Awards & Honors

Spitzer Alumna Named ACSA Distinguished Professor

Dr. Ethel Goodstein-Murphree B Arch ’75 is one of the Association of Collegiate Schools of Architecture’s 2022 Distinguished Professor Award winners. Five academics were honored by the organization for their contributions to the academic environment across the combined areas of teaching, scholarship, and service.

The award is meant to recognize “individuals that have had a positive, stimulating, and nurturing influence upon students,” and scholarly achievement that has “produced a body of work that advances understanding of architecture and/or architectural education.” Faculty members with more than ten years of experience were eligible for the nominations-based contest that is limited to full- and candidate-member schools.

Ethel Goodstein-Murphree is an Architectural Historian, Professor of Architecture, and Associate Dean of the University of Arkansas Fay Jones School of Architecture and Design, where she has taught since 1992. A specialist in American architectural and cultural history, Goodstein’s research focuses on mid-century modernism, the controversies surrounding its preservation, and the importance of placing women in its narrative.
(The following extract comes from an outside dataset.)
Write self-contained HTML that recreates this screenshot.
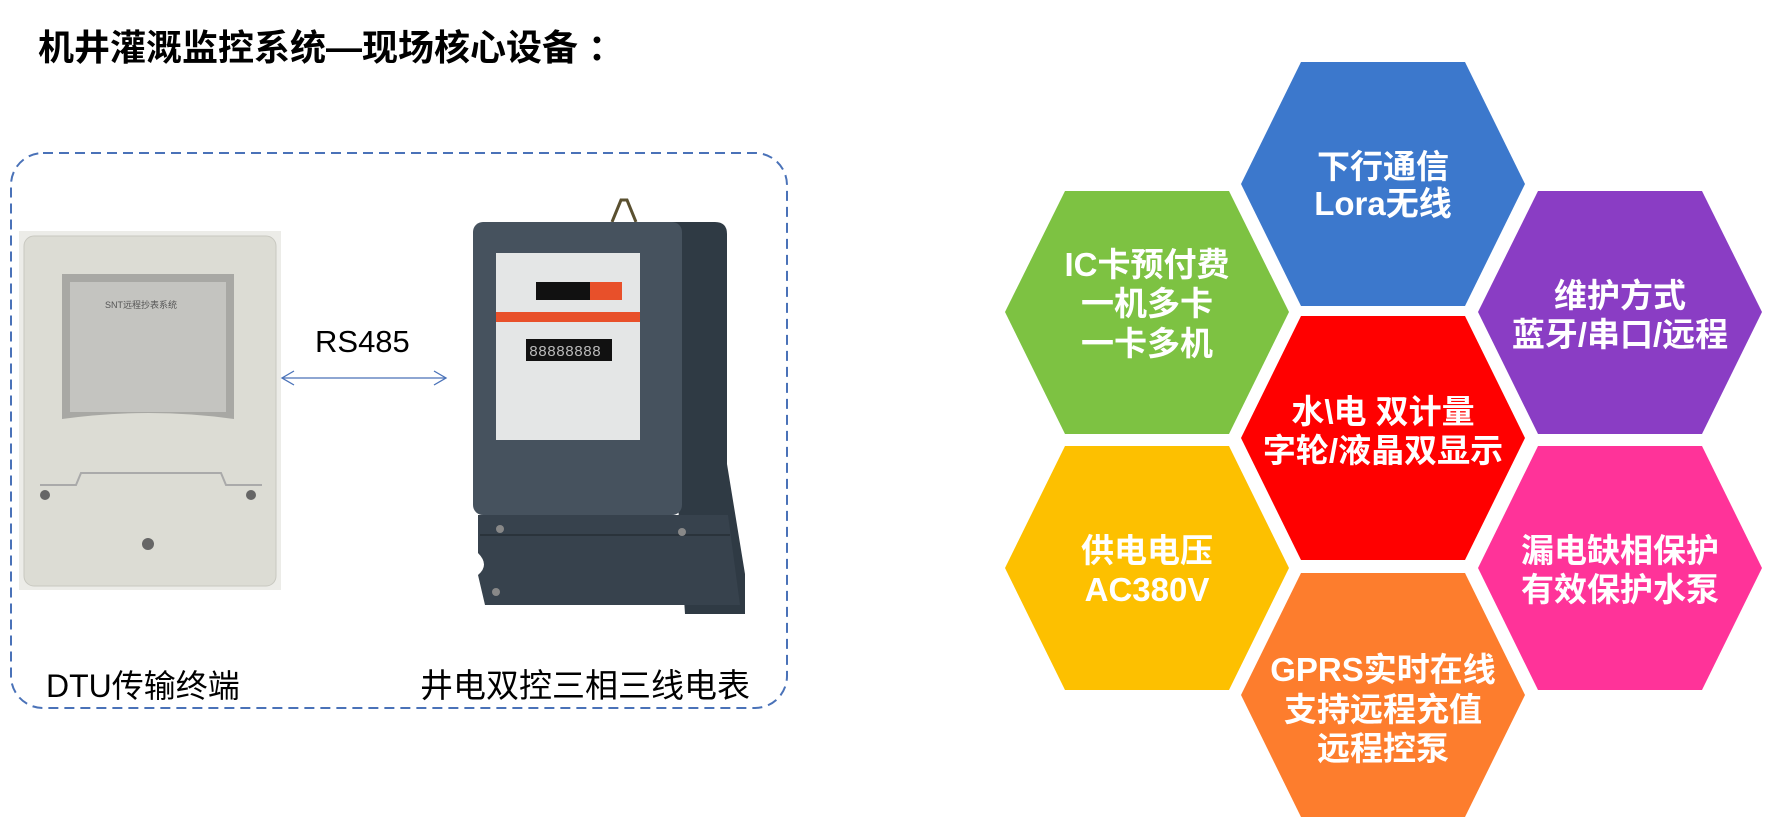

In the classroom Goodstein provokes emerging designers to engage the past as a lens through which the wicked problems of the present must be understood. Her former students include an Alice Davis Hitchcock Book Award winner, the director of the Ian McHarg Center for Urbanism and Ecology, the executive director of the Mayor’s Institute on City Design, five winners of the AIA’s Young Architect’s Award, and recipients of the New York Architectural League’s Emerging Voices Award. Goodstein’s scholarship has told Arkansas’s architectural story to a national audience but her deepest impact has been made through service on historic district commissions in Arkansas and Louisiana, and on the Board of Directors of Preserve Arkansas. Recognition of her accomplishments include an American Institute of Architects Education Honors Award, the Louisiana Preservation Alliance Award for Excellence in Preservation Education, the Tau Sigma Delta Silver Medal, the Arkansas AIA Award of Merit and Preserve Arkansas’s Parker Westbrook Award for Lifetime Achievement. Goodstein received her B. Arch. from the City College of New York, her M.A. in the history of architecture from Cornell University, and her Ph.D. in history of architecture from the University of Michigan. Prior to joining the University of Arkansas, she taught at the University of Louisiana. In service to the profession, Goodstein-Murphree has held leadership positions in the Association of Collegiate Schools of Architecture, the Southeast Chapter of the Society of Architectural Historian, and as a member of the AIA/ACSA Research Council.”